Each percentage point of energy’s primary source market share (coal, oil, nuclear, wind, solar, bio fuels, geothermal, etc) is worth hundreds of millions of dollars a year. The stakes are enormous and the market leaders will fight for each point of share, as the demand will continue to boom. Developing countries will increase production to meet the demands of their energy starved citizens, choosing the cheapest alternatives. The good news is that overall energy intensity has stepped down again, which means that a dollar of GDP needs 15 per cent less energy to transact today, than only five years ago.

With a billion people India is just embarking on its coal build out, while nuclear, and other green sources will also grow. Germany is the clear leader in Europe and the US is just limbering up for the fight, with its dystopian public policy and rhetoric, as opposed to ground reality. The G7 may want to go to an alternate energy model by the 21st century but for that to happen, current transportation and heating and cooling of cities are unsustainable and will have to change. Just like the move from wood to coal in the 18th century and from coal to oil in the 20th, we have a lot of work to do in the next few decades.

In the absence of a giant catastrophe that reduces billions of our population, we will have to plan to meet the needs of our young, in a growing population. The next generations need our commitment to reduce waste and improve energy efficiency, while at the same time reducing greenhouse emissions. Climate change will have unintended consequences wiping out many species of flora, fauna and other living beings. As intelligent beings we have to look beyond our own selfish needs, and ensure the Earth is kept as pristine as possible, for life to evolve properly. We will become the dinosaurs of the 22nd century, if we cannot overcome our technical, financial and social problems and resolve our energy needs in an Eco-friendly manner. Disruptive technology is the need of the hour, whether it is fusion, or thorium based nuclear, better bio-fuels, solar, wind etc. and our best brains should be engaged in this race. The survival of humanity is at stake.

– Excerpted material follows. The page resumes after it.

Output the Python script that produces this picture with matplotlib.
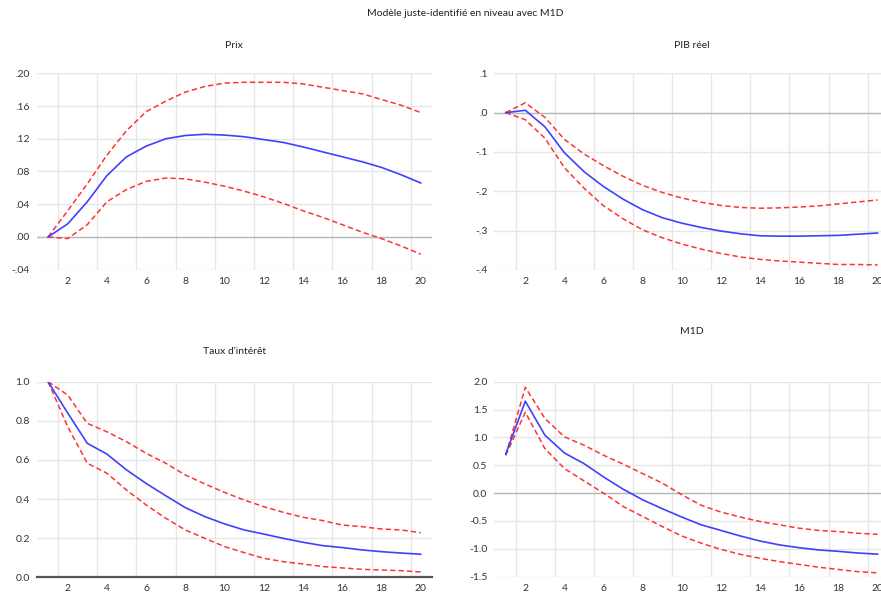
import numpy as np
import matplotlib.pyplot as plt
from matplotlib.ticker import FixedLocator

plt.rcParams['font.family'] = ['Lato', 'DejaVu Sans']

# horizons 1..20
periods = np.arange(1, 21)

# Prix
prix = [0.0, 0.016, 0.043, 0.075, 0.098, 0.111, 0.120, 0.124, 0.1255, 0.1245,
        0.1225, 0.119, 0.1155, 0.110, 0.104, 0.098, 0.092, 0.085, 0.076, 0.066]
prix_hi = [0.0, 0.032, 0.065, 0.100, 0.130, 0.153, 0.166, 0.177, 0.184, 0.188,
           0.189, 0.189, 0.189, 0.187, 0.183, 0.179, 0.175, 0.168, 0.161, 0.152]
prix_lo = [0.0, -0.002, 0.015, 0.043, 0.058, 0.068, 0.072, 0.071, 0.067, 0.062,
           0.056, 0.049, 0.041, 0.032, 0.024, 0.015, 0.006, -0.002, -0.011, -0.021]

# PIB reel
pib = [0.0, 0.006, -0.036, -0.102, -0.150, -0.188, -0.220, -0.247, -0.267, -0.281,
       -0.292, -0.301, -0.308, -0.313, -0.314, -0.314, -0.313, -0.312, -0.309, -0.306]
pib_hi = [0.0, 0.025, -0.012, -0.068, -0.105, -0.135, -0.162, -0.185, -0.203, -0.217,
          -0.228, -0.236, -0.241, -0.243, -0.242, -0.240, -0.237, -0.232, -0.227, -0.222]
pib_lo = [0.0, -0.018, -0.065, -0.140, -0.192, -0.237, -0.270, -0.298, -0.318, -0.334,
          -0.347, -0.358, -0.367, -0.373, -0.377, -0.380, -0.383, -0.386, -0.386, -0.387]

# Taux d'interet
taux = [1.0, 0.84, 0.685, 0.630, 0.549, 0.480, 0.417, 0.356, 0.310, 0.273,
        0.242, 0.221, 0.199, 0.179, 0.162, 0.152, 0.140, 0.131, 0.124, 0.118]
taux_hi = [1.0, 0.932, 0.787, 0.744, 0.693, 0.634, 0.583, 0.523, 0.477, 0.434,
           0.395, 0.361, 0.332, 0.307, 0.290, 0.267, 0.259, 0.247, 0.242, 0.228]
taux_lo = [1.0, 0.77, 0.583, 0.532, 0.446, 0.370, 0.302, 0.242, 0.199, 0.157,
           0.126, 0.097, 0.080, 0.068, 0.055, 0.048, 0.041, 0.037, 0.034, 0.027]

# M1D
m1d = [0.70, 1.65, 1.04, 0.72, 0.53, 0.29, 0.07, -0.12, -0.28, -0.43,
       -0.57, -0.67, -0.77, -0.86, -0.93, -0.98, -1.02, -1.045, -1.075, -1.095]
m1d_hi = [0.68, 1.90, 1.34, 1.01, 0.86, 0.68, 0.52, 0.35, 0.18, -0.03,
          -0.22, -0.34, -0.43, -0.51, -0.57, -0.63, -0.67, -0.69, -0.72, -0.74]
m1d_lo = [0.68, 1.45, 0.80, 0.44, 0.22, 0.00, -0.24, -0.42, -0.60, -0.77,
          -0.90, -1.01, -1.10, -1.17, -1.23, -1.28, -1.33, -1.37, -1.41, -1.43]

W, H = 881, 598
fig = plt.figure(figsize=(W / 100, H / 100), dpi=100)


def px_axes(left, top, right, bottom):
    # axes placed from pixel coords of the reference
    return fig.add_axes([left / W, 1 - bottom / H, (right - left) / W, (bottom - top) / H])


panels = [
    ("Prix", prix, prix_hi, prix_lo, (36.7, 73.3, 431.7, 269.7), (-0.04, 0.20),
     np.arange(-0.04, 0.201, 0.04), lambda v: f"{v:.2f}".replace("0.", "."), 45),
    ("PIB réel", pib, pib_hi, pib_lo, (494.4, 73.3, 888.5, 270.0), (-0.4, 0.1),
     np.arange(-0.4, 0.101, 0.1), lambda v: f"{v:.1f}".replace("0.", "."), 45),
    ("Taux d'intérêt", taux, taux_hi, taux_lo, (36.7, 381.7, 431.7, 577.3), (0.0, 1.0),
     np.arange(0.0, 1.01, 0.2), lambda v: f"{v:.1f}", 352),
    ("M1D", m1d, m1d_hi, m1d_lo, (494.4, 381.7, 888.5, 576.7), (-1.5, 2.0),
     np.arange(-1.5, 2.01, 0.5), lambda v: f"{v:.1f}", 332),
]

for name, mid, hi, lo, box, ylim, yticks, fmt, title_y in panels:
    ax = px_axes(*box)
    ax.set_xlim(0.42, 20.56)
    ax.set_ylim(*ylim)
    for s in ax.spines.values():
        s.set_visible(False)
    ax.set_xticks(np.arange(2, 21, 2))
    ax.xaxis.set_minor_locator(FixedLocator(np.arange(1.5, 20, 2)))
    ax.set_yticks(yticks)
    ax.set_yticklabels([fmt(round(v, 3)) if abs(v) > 1e-9 else fmt(0.0) for v in yticks])
    ax.tick_params(axis='both', which='both', length=0, labelsize=7.5,
                   labelcolor='#333333')
    ax.tick_params(axis='y', pad=5)
    ax.tick_params(axis='x', pad=5)
    ax.grid(True, axis='y', which='major', color='#e6e6e6', lw=1.0)
    ax.grid(True, axis='x', which='minor', color='#e6e6e6', lw=1.0)
    ax.set_axisbelow(True)
    if ylim[0] == 0.0:
        ax.axhline(0, color='#555555', lw=1.6, clip_on=False, zorder=1)
    else:
        ax.axhline(0, color='#b8b8b8', lw=1.0, zorder=1)

    ax.plot(periods, hi, color='#ff3333', lw=1.1, dashes=(3.5, 2), zorder=3)
    ax.plot(periods, lo, color='#ff3333', lw=1.1, dashes=(3.5, 2), zorder=3)
    ax.plot(periods, mid, color='#4040ff', lw=1.2, zorder=4)

    cx = (box[0] + box[2]) / 2
    fig.text(cx / W, 1 - title_y / H, name, ha='center', va='center',
             fontsize=7.5, color='#222222')

fig.text(465 / W, 1 - 13 / H, "Modèle juste-identifié en niveau avec M1D",
         ha='center', va='center', fontsize=7.5, color='#222222')

fig.savefig("out.png", dpi=100)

Having always had great respect for the Jesuits, it is good to see that Pope Francis, the first Jesuit Pope, using science. When Rick Perry (Republican candidate) said that pronouncements on Climate change, are best left to the scientists; he is perhaps forgetting that the head of his Catholic church, is a trained chemist, and knows what he is talking about. Energy for our future generations is one of the biggest dilemma’s we face and the hard decisions we face today, will shape our future earth and our very survival. May the greening of our energy continue, with greater disruptions in consumption, production and storage.